Apesar da estreita ligação entre a crise associada ao sub-prime e a performance das sociedades de notação de risco (rating agencies), estas têm mantido ou mesmo reforçado a sua importância. O seu papel não se modificou drasticamente na sequência daquela crise. Continuam, hoje como antes do Verão de 2007, a funcionar como único ou principal barómetro ou condição sine qua non de investimento para muitos investidores.
Este protagonismo decorre da percepção do mercado quanto à credibilidade das opiniões das rating agencies. Para além desta causa, dir-se-ia “natural”, outros factores têm contribuído para acentuar o relevo dado às notações de risco, em especial a relevância que a lei tem atribuído ao rating. Neste quadro, o rating ganha terreno e importância, pois não só os agentes do mercado, mas também as próprias normas jurídicas, reconhecem-lhe um papel relevante.

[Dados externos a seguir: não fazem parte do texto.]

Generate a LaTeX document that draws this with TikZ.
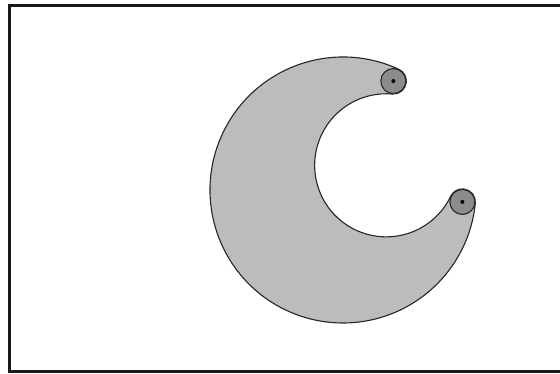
\documentclass[tikz,border=0pt]{standalone}
\usetikzlibrary{calc}
\definecolor{moonfill}{RGB}{188,188,188}
\definecolor{knobfill}{RGB}{140,140,140}
\tikzset{
  frameline/.style={line width=3pt, draw=black!90},
  crescent/.style={fill=moonfill, draw=black!85, line width=1.1pt},
  knob/.style={fill=knobfill, draw=black!85, line width=1.1pt},
  knobdot/.style={fill=black}
}
\begin{document}
\begin{tikzpicture}[x=1pt,y=1pt]
  \useasboundingbox (0,0) rectangle (560,373);
  \clip (0,0) rectangle (560,373);
  % frame (right side runs off the picture)
  \draw[frameline] (9.5,1.5) rectangle (580,367.5);
  % key points
  \coordinate (O) at (343,183);
  \coordinate (T) at ($(O)+(65.2:120)$);
  \coordinate (B) at ($(O)+(-5.7:120)$);
  % crescent
  \draw[crescent] ($(O)+(65.2:133)$)
      arc[start angle=65.2, end angle=354.3, radius=133]
      arc[start angle=-5.7, end angle=154.34, radius=13]
      arc[start angle=-25.66, end angle=-274.84, radius=71.54]
      arc[start angle=-94.84, end angle=65.2, radius=13]
      -- cycle;
  % end knobs
  \draw[knob] (T) circle[radius=12.5];
  \draw[knob] (B) circle[radius=12.5];
  \fill[knobdot] (T) circle[radius=2];
  \fill[knobdot] (B) circle[radius=2];
\end{tikzpicture}
\end{document}
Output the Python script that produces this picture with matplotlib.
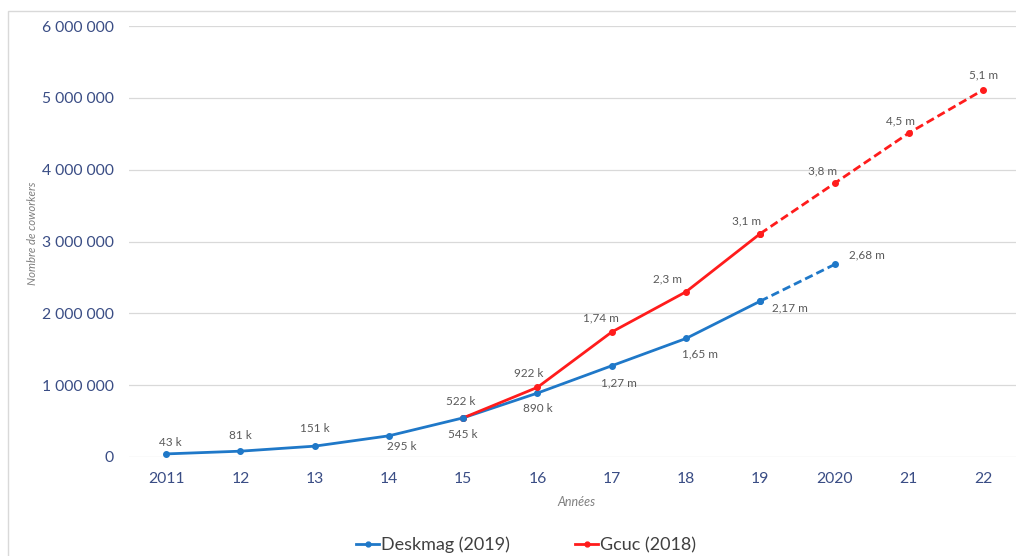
import matplotlib
matplotlib.use("Agg")
import matplotlib.pyplot as plt
from matplotlib.patches import Rectangle
from matplotlib.ticker import FuncFormatter

plt.rcParams['font.family'] = ['Lato', 'DejaVu Sans']

# ---- data ----
years = ["2011", "12", "13", "14", "15", "16", "17", "18", "19", "2020", "21", "22"]

desk_idx = [0, 1, 2, 3, 4, 5, 6, 7, 8, 9]
desk_vals = [43000, 81000, 151000, 295000, 545000, 890000, 1270000, 1650000, 2170000, 2680000]
desk_labels = ["43 k", "81 k", "151 k", "295 k", "545 k", "890 k", "1,27 m", "1,65 m", "2,17 m", "2,68 m"]

gcuc_idx = [4, 5, 6, 7, 8, 9, 10, 11]
gcuc_vals = [545000, 970000, 1740000, 2300000, 3110000, 3810000, 4510000, 5110000]
gcuc_labels = ["522 k", "922 k", "1,74 m", "2,3 m", "3,1 m", "3,8 m", "4,5 m", "5,1 m"]

yticks = [0, 1000000, 2000000, 3000000, 4000000, 5000000, 6000000]

BLUE = "#1f78c8"
RED = "#ff1c1c"
TICK = "#3a4d85"
LBL = "#595959"

fig = plt.figure(figsize=(10.16, 5.56), dpi=100)
W, H = 1016, 556
ax = fig.add_axes([129 / W, (H - 457) / H, (W - 129) / W, (457 - 26) / H])

# chart border
fig.patches.append(Rectangle((8 / W, -0.1), 1.2, (H - 11) / H + 0.1, transform=fig.transFigure,
                             fill=False, edgecolor="#d9d9d9", linewidth=1.0))

# Deskmag: solid up to 2019, dashed to 2020
ax.plot(desk_idx[:9], desk_vals[:9], color=BLUE, lw=2.0, marker='o', ms=4, zorder=3)
ax.plot(desk_idx[8:], desk_vals[8:], color=BLUE, lw=2.0, ls=(0, (3, 1.5)), marker='o', ms=4, zorder=3)
# Gcuc: solid 2015-2019, dashed after
ax.plot(gcuc_idx[:5], gcuc_vals[:5], color=RED, lw=2.0, marker='o', ms=4, zorder=3)
ax.plot(gcuc_idx[4:], gcuc_vals[4:], color=RED, lw=2.0, ls=(0, (3, 1.5)), marker='o', ms=4, zorder=3)
ax.plot(gcuc_idx[0], gcuc_vals[0], 'o', color=BLUE, ms=4, zorder=4)

# label offsets in points
desk_off = [(3, 8), (0, 11), (0, 13), (9, -8), (0, -12), (0, -11), (5, -12), (10, -11), (21, -5), (23, 7)]
gcuc_off = [(-2, 12), (-6, 10), (-8, 10), (-13, 9), (-10, 9), (-9, 9), (-6, 9), (0, 11)]

for i, v, t, o in zip(desk_idx, desk_vals, desk_labels, desk_off):
    ax.annotate(t, (i, v), xytext=o, textcoords='offset points', ha='center', va='center',
                fontsize=8.5, color=LBL)
for i, v, t, o in zip(gcuc_idx, gcuc_vals, gcuc_labels, gcuc_off):
    ax.annotate(t, (i, v), xytext=o, textcoords='offset points', ha='center', va='center',
                fontsize=8.5, color=LBL)

ax.set_xlim(-0.5, -0.5 + (W - 129) / 74.27)
ax.set_ylim(0, 6000000)
ax.set_xticks(range(len(years)))
ax.set_xticklabels(years)
ax.set_yticks(yticks)
ax.yaxis.set_major_formatter(FuncFormatter(lambda v, p: f"{int(v):,}".replace(",", " ")))
ax.tick_params(axis='both', length=0, labelsize=11.3, labelcolor=TICK)
ax.tick_params(axis='y', pad=11)
ax.tick_params(axis='x', pad=11)
ax.grid(axis='y', color="#d9d9d9", lw=0.9)
ax.set_axisbelow(True)
for s in ax.spines.values():
    s.set_visible(False)

fig.text(33 / W, (H - 233) / H, "Nombre de coworkers", rotation=90, ha='center', va='center',
         fontsize=8.2, style='italic', color="#7f7f7f")
fig.text(576 / W, (H - 502) / H, "Années", ha='center', va='center',
         fontsize=9, style='italic', color="#7f7f7f")

h1, = ax.plot([], [], color=BLUE, lw=2.0, marker='o', ms=3.5)
h2, = ax.plot([], [], color=RED, lw=2.0, marker='o', ms=3.5)
fig.legend([h1, h2], ["Deskmag (2019)", "Gcuc (2018)"], loc='center', bbox_to_anchor=(526 / W, (H - 545) / H),
           ncol=2, frameon=False, fontsize=13, handlelength=1.3, handletextpad=0.1, columnspacing=3.6,
           labelcolor="#404040")

fig.savefig("out.png", dpi=100)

Porém, várias iniciativas têm vindo a ser tomadas para remover referências ao rating em textos legais. Recentemente, a SEC propôs alterações com incidência no Investment Company Act de 1940 e regulamentação complementar. Porquê? Citando Mary L. Schapiro (chairman da SEC): “the focus of these efforts is to eliminate over-reliance on credit ratings by both regulators and investors, and encourage an independent assessment of creditworthiness”. Ver aqui o comunicado completo.
O reconhecimento legal do rating não é, em si mesmo, pernicioso. Ou melhor: não é sempre pernicioso. Pode ser pernicioso quando a lei reconhece valor ao rating acriticamente, sem atender à concreta notação. Nesse caso o rating vale por si, só por existir, independentemente do seu conteúdo. Exemplos deste tipo de relevância legal podem encontrar-se no art. 349.º/4-b) do Código das Sociedades Comerciais, relativo aos limites para emissão de emissão de obrigações, ou no art. 4.º, n.º 1, al. b) do DL 69/2004, de 25 de Março, referente aos limites para emissão de papel comercial.
Mas há casos em que a relevância legal do rating pode ser um bom critério para afastar investimentos demasiado arriscados para os investidores. Bons exemplos podem encontrar-se no art. 17.º/1-b) do DL n.º 59/2006, de 20 de Março – um dos tipos de outros activos que podem integrar o património autónomo de que beneficiam os titulares de obrigações hipotecárias são depósitos à ordem ou a prazo constituídos junto de instituições de crédito com notação de risco igual ou superior a «A-» ou equivalente – ou no art. 34.º, n.º 6, al. d) do Regime Jurídico dos Organismos de Investimento Colectivo – relativo aos casos em que uma entidade gestora pode adquirir, por conta própria, valores mobiliários.
O primeiro tipo de menções pode veicular a ideia de que uma sociedade, por ser objecto de notação de risco (pense-se no caso de o rating atribuído ser D!), poderá praticar actos que de outro modo lhe estariam vedados pois apresenta um risco de crédito inferior ao de uma sociedade que não tenha notação de risco (porque nunca o solicitou ou porque o mercado nunca o exigiu) mas que, não obstante, apresenta uma saúde financeira mais robusta. Já o segundo tipo de menções pode ter uma função decisiva e actuar como filtro protector dos investidores.
A atribuição de um rating e a respectiva relevância legal não podem nem devem substituir a análise de investimento que cada investidor deve, necessariamente, realizar antes de tomar uma decisão. Nem os investidores profissionais, designadamente os bancos de investimento, se devem demitir dessa função quando adquirem para carteira própria ou de clientes produtos objecto de rating ou aconselham o investimento nesses produtos. Pelas mesmas razões, a governação financeira de uma qualquer sociedade não deve prescindir sem mais da análise própria de cada investimento realizado simplesmente por ter sido atribuído determinado rating.
Para que a presença de referências ao rating em textos legais continue a ter méritos é preciso que as rating agencies sejam bastiões de credibilidade. Para esse efeito, o grande trabalho legal que há que fazer reside ao nível dos procedimentos e metodologias aplicados pelas rating agencies, com vista à pronta divulgação de informação adequada e à prevenção de conflitos de interesses.